Resilient load frequency control of multi-area power systems with packet-loss mitigation over lossy communication links

The growing dependence on communication networks in modern load frequency control (LFC) systems makes frequency control susceptible to packet-loss and network-induced uncertainty. Most LFC methods assume reliable communication or asymptotic estimation, so handling stochastic and bursty packet-losses remains a key challenge. This research introduces a robust LFC architecture for power systems operating over lossy communication channels by utilizing nonlinear finite-time active disturbance rejection control (NFT-ADRC). A finite-time extended state observer (FT-ESO) is utilized to estimate system states and aggregate disturbances resulting from load variations, and parameter uncertainties.

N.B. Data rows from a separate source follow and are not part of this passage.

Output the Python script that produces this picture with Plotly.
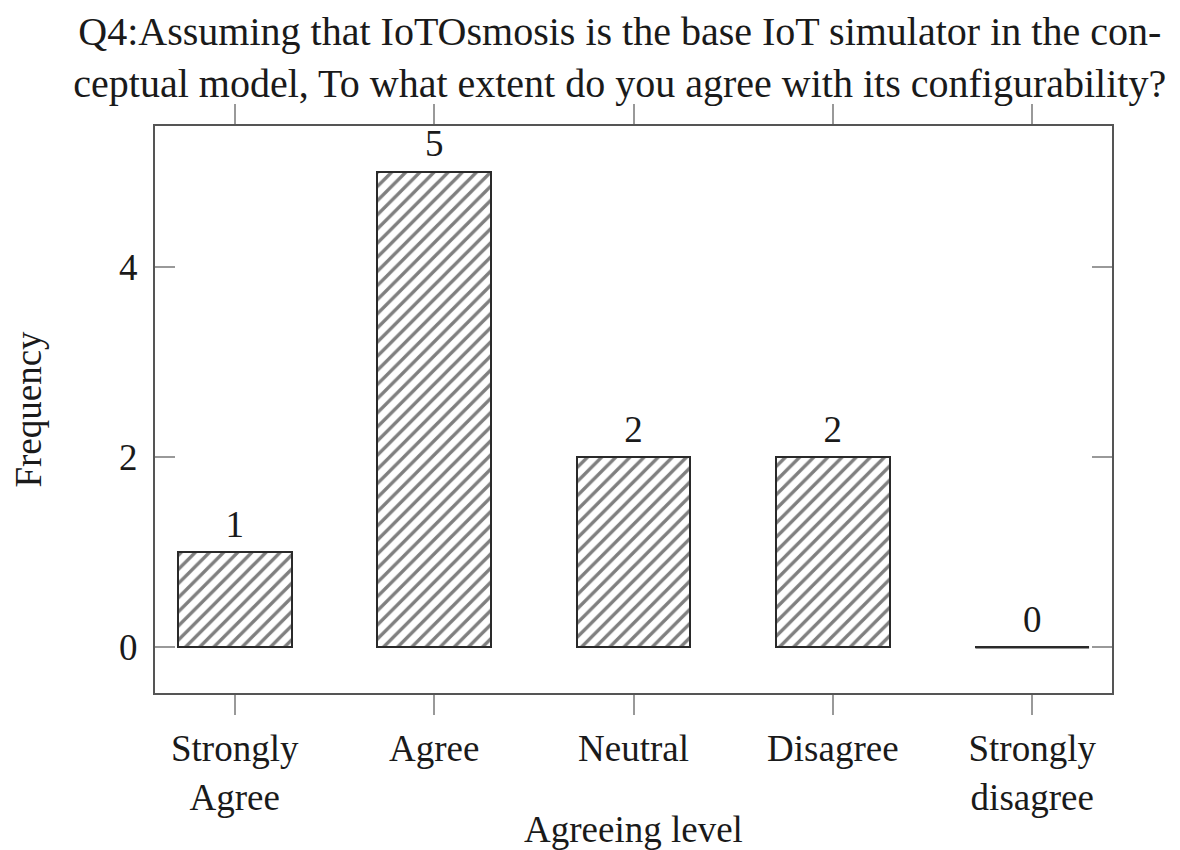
import plotly.graph_objects as go

categories = ["Strongly<br>Agree", "Agree", "Neutral", "Disagree", "Strongly<br>disagree"]
frequencies = [1, 5, 2, 2, 0]
y_ticks = [0, 2, 4]
title_text = ("Q4:Assuming that IoTOsmosis is the base IoT simulator in the con-<br>"
              "ceptual model, To what extent do you agree with its configurability?")

FONT = "Liberation Serif"
FS = 37
BAR_W = 0.57
idx = list(range(len(categories)))

fig = go.Figure()
fig.add_trace(go.Bar(
    x=idx, y=frequencies, width=BAR_W,
    marker=dict(color="white",
                line=dict(color="#2a2a2a", width=2),
                pattern=dict(shape="/", fgcolor="#000000", bgcolor="white",
                             size=10, solidity=0.34)),
    hoverinfo="skip", showlegend=False,
))
# zero-height bars drawn as a flat line
for i, v in zip(idx, frequencies):
    if v == 0:
        fig.add_trace(go.Scatter(x=[i - BAR_W / 2, i + BAR_W / 2], y=[v, v], mode="lines",
                                 line=dict(color="#2a2a2a", width=2.5), showlegend=False,
                                 hoverinfo="skip"))
fig.add_trace(go.Scatter(
    x=idx, y=frequencies, mode="text+markers", text=[str(v) for v in frequencies],
    marker=dict(size=8, opacity=0),
    textposition="top center", textfont=dict(family=FONT, size=FS, color="#1a1a1a"),
    showlegend=False, hoverinfo="skip",
))

fig.update_layout(
    width=1172, height=842,
    margin=dict(l=147, r=68, t=118, b=157),
    paper_bgcolor="white", plot_bgcolor="white",
    font=dict(family=FONT, size=FS, color="#1a1a1a"),
    title=dict(text=title_text, x=0.522, xanchor="center", y=1 - 37 / 842, yanchor="middle",
               yref="container", xref="container",
               font=dict(family=FONT, size=40, color="#1a1a1a")),
    bargap=0,
)
fig.update_xaxes(
    range=[-0.4, 4.4], tickvals=idx, ticktext=categories,
    showline=True, linecolor="#555555", linewidth=2, mirror="ticks",
    ticks="outside", ticklen=20, tickwidth=2, tickcolor="#999999",
    showgrid=False, zeroline=False, ticklabelstandoff=2, automargin=False,
    title=dict(text="Agreeing level", font=dict(family=FONT, size=FS), standoff=0),
)
fig.update_yaxes(
    range=[-0.48, 5.48], tickvals=y_ticks,
    showline=True, linecolor="#555555", linewidth=2, mirror="ticks",
    ticks="inside", ticklen=20, tickwidth=2, tickcolor="#999999",
    showgrid=False, zeroline=False, ticklabelstandoff=8, automargin=False,
    title=dict(text="Frequency", font=dict(family=FONT, size=FS), standoff=97),
)
fig.write_html("out.html")
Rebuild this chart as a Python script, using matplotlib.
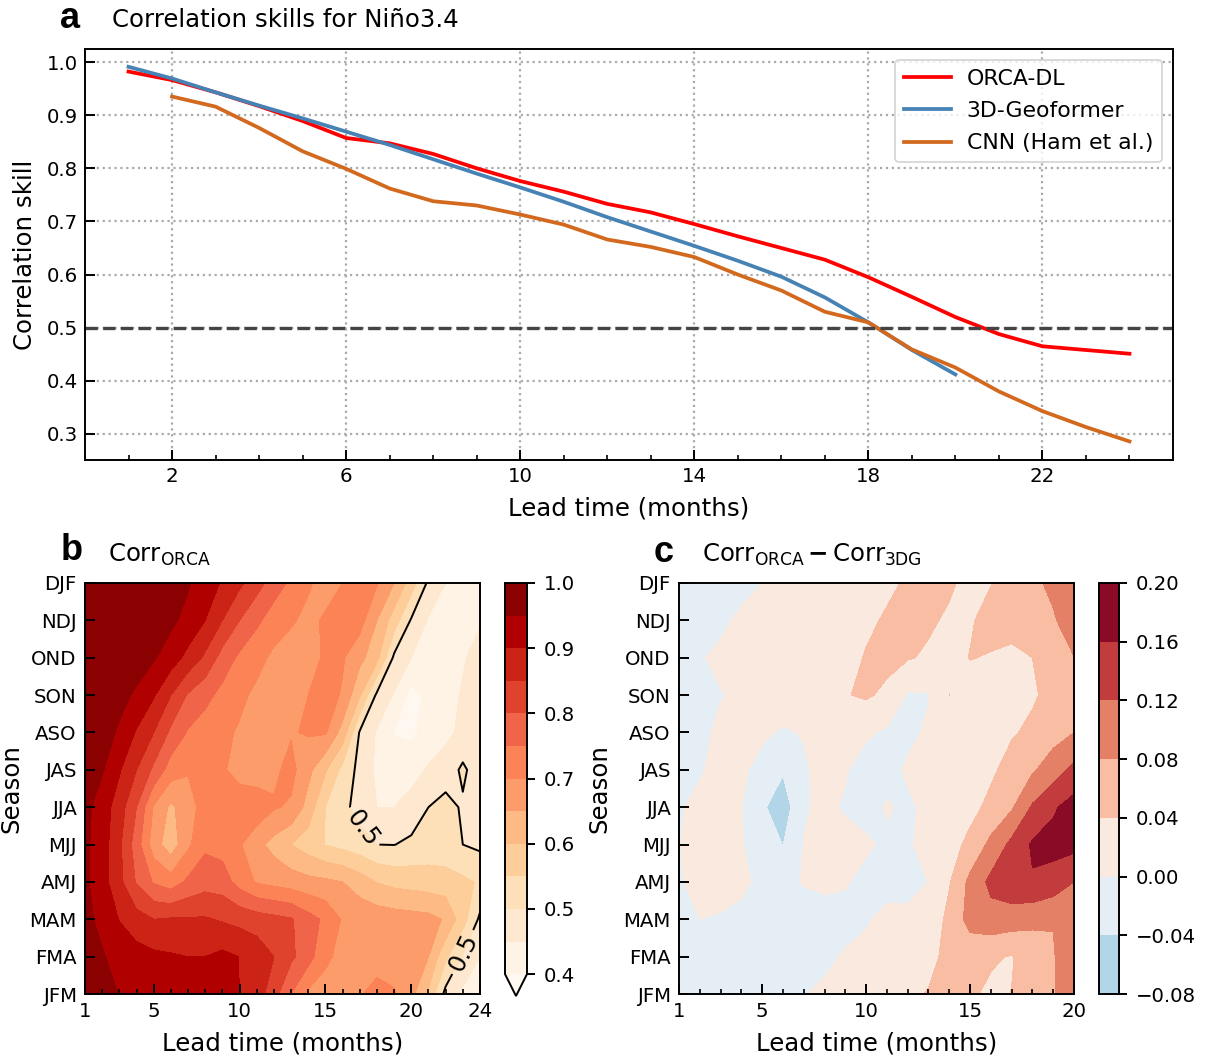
import numpy as np
import matplotlib
matplotlib.use("Agg")
import matplotlib.pyplot as plt
from matplotlib.colors import ListedColormap, BoundaryNorm

plt.rcParams['font.family'] = 'DejaVu Sans'
plt.rcParams['mathtext.fontset'] = 'dejavusans'

W, H = 1209, 1059

lead_a = list(range(1, 25))
orca = [.982, .966, .943, .917, .889, .857, .847, .827, .800, .776, .756, .733, .717, .695, .672, .650, .628, .595, .558, .520, .488, .465, .458, .451]
lead_g = list(range(1, 21))
geof = [.991, .969, .943, .918, .894, .869, .844, .817, .790, .764, .737, .708, .681, .654, .626, .596, .557, .510, .458, .412]
lead_c = list(range(2, 25))
cnn = [.935, .916, .876, .832, .799, .762, .738, .730, .713, .694, .666, .652, .633, .600, .570, .530, .510, .459, .425, .380, .343, .313, .286]

seasons = ['JFM', 'FMA', 'MAM', 'AMJ', 'MJJ', 'JJA', 'JAS', 'ASO', 'SON', 'OND', 'NDJ', 'DJF']

corr_jfm = [.99, .97, .948, .935, .93, .925, .92, .915, .91, .90, .875, .82, .75, .69, .68, .685, .695, .72, .705, .665, .59, .485, .44, .42]
corr_fma = [.975, .955, .93, .92, .911, .905, .90, .90, .912, .899, .88, .85, .81, .77, .71, .685, .68, .675, .675, .67, .65, .56, .495, .45]
corr_mam = [.965, .935, .898, .87, .85, .855, .855, .855, .845, .835, .825, .815, .805, .77, .74, .695, .685, .68, .675, .67, .665, .645, .57, .49]
corr_amj = [.96, .92, .865, .795, .745, .724, .76, .78, .775, .73, .695, .685, .675, .665, .66, .65, .625, .598, .585, .58, .575, .57, .56, .545]
corr_mjj = [.96, .925, .86, .775, .675, .62, .69, .74, .73, .705, .665, .633, .60, .575, .548, .535, .52, .50, .499, .51, .52, .52, .50, .49]
corr_jja = [.965, .925, .875, .80, .695, .64, .68, .72, .73, .724, .734, .705, .693, .63, .55, .515, .48, .45, .45, .47, .50, .52, .493, .48]
corr_jas = [.975, .955, .905, .85, .79, .726, .704, .72, .705, .685, .67, .69, .715, .665, .605, .535, .485, .44, .42, .43, .455, .47, .51, .47]
corr_aso = [.98, .965, .945, .895, .85, .79, .745, .725, .71, .695, .68, .675, .696, .705, .705, .63, .495, .445, .398, .39, .42, .44, .46, .47]
corr_son = [.985, .975, .96, .945, .905, .85, .795, .765, .735, .71, .69, .685, .68, .70, .72, .695, .605, .49, .445, .385, .41, .43, .455, .47]
corr_ond = [.99, .985, .975, .965, .955, .925, .885, .84, .78, .74, .715, .69, .68, .675, .71, .705, .665, .615, .49, .45, .398, .42, .445, .47]
corr_ndj = [.99, .985, .98, .975, .97, .96, .935, .90, .85, .80, .76, .725, .705, .69, .705, .72, .72, .65, .575, .495, .445, .43, .43, .445]
corr_djf = [.99, .985, .98, .975, .97, .965, .955, .925, .895, .86, .82, .775, .74, .705, .685, .70, .715, .705, .65, .575, .49, .45, .45, .43]

diff_jfm = [-.022, -.02, -.018, -.015, -.01, -.005, -.001, .005, .012, .02, .027, .033, .042, .05, .045, .034, .0405, .06, .078, .10]
diff_fma = [-.02, -.02, -.02, -.018, -.016, -.015, -.012, -.006, .003, .01, .015, .02, .03, .05, .055, .044, .038, .055, .078, .10]
diff_mam = [-.012, 0, -.002, -.006, -.01, -.014, -.015, -.012, -.01, -.004, .011, .007, .015, .05, .094, .106, .10, .09, .081, .095]
diff_amj = [-.002, .007, .009, .005, -.006, -.01, .002, .006, .003, -.01, -.015, -.01, .0005, .037, .09, .13, .148, .157, .145, .12]
diff_mjj = [-.0005, .006, .008, .002, -.015, -.041, .001, .008, .012, .005, -.006, -.004, .01, .025, .05, .09, .13, .165, .172, .172]
diff_jja = [-.002, .005, .008, .001, -.034, -.062, -.004, .008, -.004, -.012, .003, -.006, .008, .016, .028, .05, .075, .125, .155, .176]
diff_jas = [-.005, -.002, .006, .003, -.006, -.036, -.002, .005, .003, -.015, -.012, .005, .012, .018, .024, .033, .055, .075, .10, .13]
diff_aso = [-.01, -.005, .004, .008, .003, -.002, .001, .01, .01, .005, -.005, -.008, .005, .015, .02, .03, .036, .048, .065, .08]
diff_son = [-.012, -.008, -.001, .003, .005, .01, .015, .025, .038, .045, .032, -.004, -.002, .0405, .025, .02, .02, .035, .052, .068]
diff_ond = [-.015, -.002, .005, .01, .012, .015, .02, .025, .03, .042, .05, .043, .035, .03, .041, .038, .028, .04, .06, .079]
diff_ndj = [-.02, -.015, -.005, .005, .01, .015, .02, .025, .03, .035, .043, .05, .045, .035, .037, .05, .06, .065, .075, .105]
diff_djf = [-.02, -.02, -.015, -.008, 0, .005, .01, .015, .02, .027, .035, .043, .05, .045, .03, .039, .05, .07, .09, .10]

levels_b = [.4, .45, .5, .55, .6, .65, .7, .75, .8, .85, .9, .95, 1.0]
colors_b = ['#fff3e6', '#fee8cf', '#fddfb8', '#fdcd9a', '#fdba85', '#fc9c6b', '#fb8355', '#f0644a', '#e0432d', '#cb2316', '#b00000', '#8b0000']
under_b = '#fff8f0'
levels_c = [-.08, -.04, 0, .04, .08, .12, .16, .20]
colors_c = ['#b2d6e8', '#e5eef5', '#f9e9df', '#f9bda3', '#e48066', '#c23c3d', '#8a0b25']


def axpx(l, t, r, b):
    return [l / W, 1 - b / H, (r - l) / W, (b - t) / H]


def style(ax):
    for s in ax.spines.values():
        s.set_linewidth(1.4)


fs_tick = 14.2
fs_lab = 17.6
LETTER = ['Liberation Sans']

fig = plt.figure(figsize=(W / 100, H / 100), dpi=100)

# panel a
ax = fig.add_axes(axpx(85, 49, 1173, 460))
ax.plot(lead_a, orca, color='#ff0000', lw=2.7, label='ORCA-DL')
ax.plot(lead_g, geof, color='#4682b4', lw=2.7, label='3D-Geoformer')
ax.plot(lead_c, cnn, color='#d2691e', lw=2.7, label='CNN (Ham et al.)')
ax.axhline(.5, color='#444444', ls='--', lw=2.4)
ax.set_xlim(0, 25)
ax.set_ylim(.251, 1.0245)
ax.set_xticks(range(2, 24, 4))
ax.set_xticks(range(1, 25), minor=True)
ax.set_yticks(np.arange(.3, 1.01, .1))
ax.grid(True, which='major', ls=':', color='#aaaaaa', lw=1.6)
ax.tick_params(which='major', direction='in', length=7, width=1.4, labelsize=fs_tick, pad=5)
ax.tick_params(which='minor', direction='in', length=3.6, width=1.2)
ax.set_xlabel('Lead time (months)', fontsize=fs_lab, labelpad=7.5)
ax.set_ylabel('Correlation skill', fontsize=fs_lab, labelpad=7)
leg = ax.legend(loc='upper right', fontsize=15.8, handlelength=2.15, handletextpad=.7, labelspacing=.56,
                framealpha=.8, borderaxespad=.5, edgecolor='#cccccc')
leg.get_frame().set_linewidth(1.3)
style(ax)
fig.text(112 / W, 1 - 20 / H, 'Correlation skills for Niño3.4', fontsize=fs_lab, va='center')
fig.text(60 / W, 1 - 18 / H, 'a', fontsize=26, fontweight='bold', family=LETTER, va='center')

# panel b
xb = np.arange(1, 25)
yy = np.arange(12)
Zb = np.array([corr_jfm, corr_fma, corr_mam, corr_amj, corr_mjj, corr_jja, corr_jas, corr_aso, corr_son, corr_ond, corr_ndj, corr_djf])
cmap_b = ListedColormap(colors_b)
cmap_b.set_under(under_b)
norm_b = BoundaryNorm(levels_b, cmap_b.N)
ax = fig.add_axes(axpx(85, 583, 480, 994))
cf = ax.contourf(xb, yy, Zb, levels=levels_b, cmap=cmap_b, norm=norm_b, extend='min')
cs = ax.contour(xb, yy, Zb, levels=[.5], colors='k', linewidths=1.4)
ax.clabel(cs, fmt='%.1f', fontsize=fs_lab, inline=True,
          manual=[(17.3, 4.5), (22.6, 1.2)])
ax.set_xticks([1, 5, 10, 15, 20, 24])
ax.set_xticks(xb, minor=True)
ax.set_yticks(yy)
ax.set_yticklabels(seasons)
ax.tick_params(which='major', direction='in', length=7, width=1.4, labelsize=fs_tick, pad=6)
ax.tick_params(which='minor', direction='in', length=3.6, width=1.2)
ax.set_xlabel('Lead time (months)', fontsize=fs_lab, labelpad=7.5)
ax.set_ylabel('Season', fontsize=fs_lab, labelpad=4)
style(ax)
cax = fig.add_axes(axpx(505, 583, 527, 996))
cb = fig.colorbar(cf, cax=cax, ticks=[.4, .5, .6, .7, .8, .9, 1.0], extendfrac=.056)
cb.ax.minorticks_off()
cb.ax.tick_params(direction='out', length=6, width=1.4, labelsize=fs_tick, pad=6)
cb.outline.set_linewidth(1.4)
fig.text(108 / W, 1 - 555 / H, r'$\mathrm{Corr}_{\mathrm{ORCA}}$', fontsize=fs_lab, va='center')
fig.text(61 / W, 1 - 551 / H, 'b', fontsize=26, fontweight='bold', family=LETTER, va='center')

# panel c
xc = np.arange(1, 21)
Zc = np.array([diff_jfm, diff_fma, diff_mam, diff_amj, diff_mjj, diff_jja, diff_jas, diff_aso, diff_son, diff_ond, diff_ndj, diff_djf])
cmap_c = ListedColormap(colors_c)
norm_c = BoundaryNorm(levels_c, cmap_c.N)
ax = fig.add_axes(axpx(679, 583, 1074, 994))
cf = ax.contourf(xc, yy, Zc, levels=levels_c, cmap=cmap_c, norm=norm_c)
ax.set_xticks([1, 5, 10, 15, 20])
ax.set_xticks(xc, minor=True)
ax.set_yticks(yy)
ax.set_yticklabels(seasons)
ax.tick_params(which='major', direction='in', length=7, width=1.4, labelsize=fs_tick, pad=6)
ax.tick_params(which='minor', direction='in', length=3.6, width=1.2)
ax.set_xlabel('Lead time (months)', fontsize=fs_lab, labelpad=7.5)
ax.set_ylabel('Season', fontsize=fs_lab, labelpad=9)
style(ax)
cax = fig.add_axes(axpx(1099, 583, 1119, 994))
cb = fig.colorbar(cf, cax=cax, ticks=levels_c)
cb.ax.minorticks_off()
cb.ax.set_yticklabels(['\u22120.08', '\u22120.04', '0.00', '0.04', '0.08', '0.12', '0.16', '0.20'])
cb.ax.tick_params(direction='out', length=6, width=1.4, labelsize=fs_tick, pad=6)
cb.outline.set_linewidth(1.4)
fig.text(702 / W, 1 - 555 / H, r'$\mathrm{Corr}_{\mathrm{ORCA}}\,\mathbf{-}\,\mathrm{Corr}_{\mathrm{3DG}}$', fontsize=fs_lab, va='center')
fig.text(654 / W, 1 - 553 / H, 'c', fontsize=26, fontweight='bold', family=LETTER, va='center')

fig.savefig('out.png', dpi=100)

The finite-time convergence property guarantees that estimation errors are driven to zero in finite time rather than asymptotically, resulting in an improved transient response and enhanced performance in frequency regulation. To address communication imperfections, packet-loss is modeled using a Gilbert-Elliott process, which accurately represents both stochastic and bursty loss characteristics. A hold-last-value (HLV) based mitigation strategy is implemented at the actuator side to ensure control signal continuity during packet dropouts, while preserving the integrity of the controller structure. The proposed approach is evaluated on a multi-area hybrid power system for various realistic operating conditions including packet-loss, communication delays, random load perturbation (RLP), and uncertainty in system parameters to assess robustness against practical disturbances, modeling inaccuracies and communication network induced uncertainties. The simulation results show that the NFT-ADRC significantly enhances the LFC performance through accurate disturbance estimation. The HLV based packet-loss mitigation strategy effectively maintains control signal continuity during packet dropouts, minimizing performance deterioration in lossy network conditions. As a result the proposed method ensures resilient and robust load frequency control in the presence of actual disturbances, uncertainties, communication delays, and lossy communication conditions.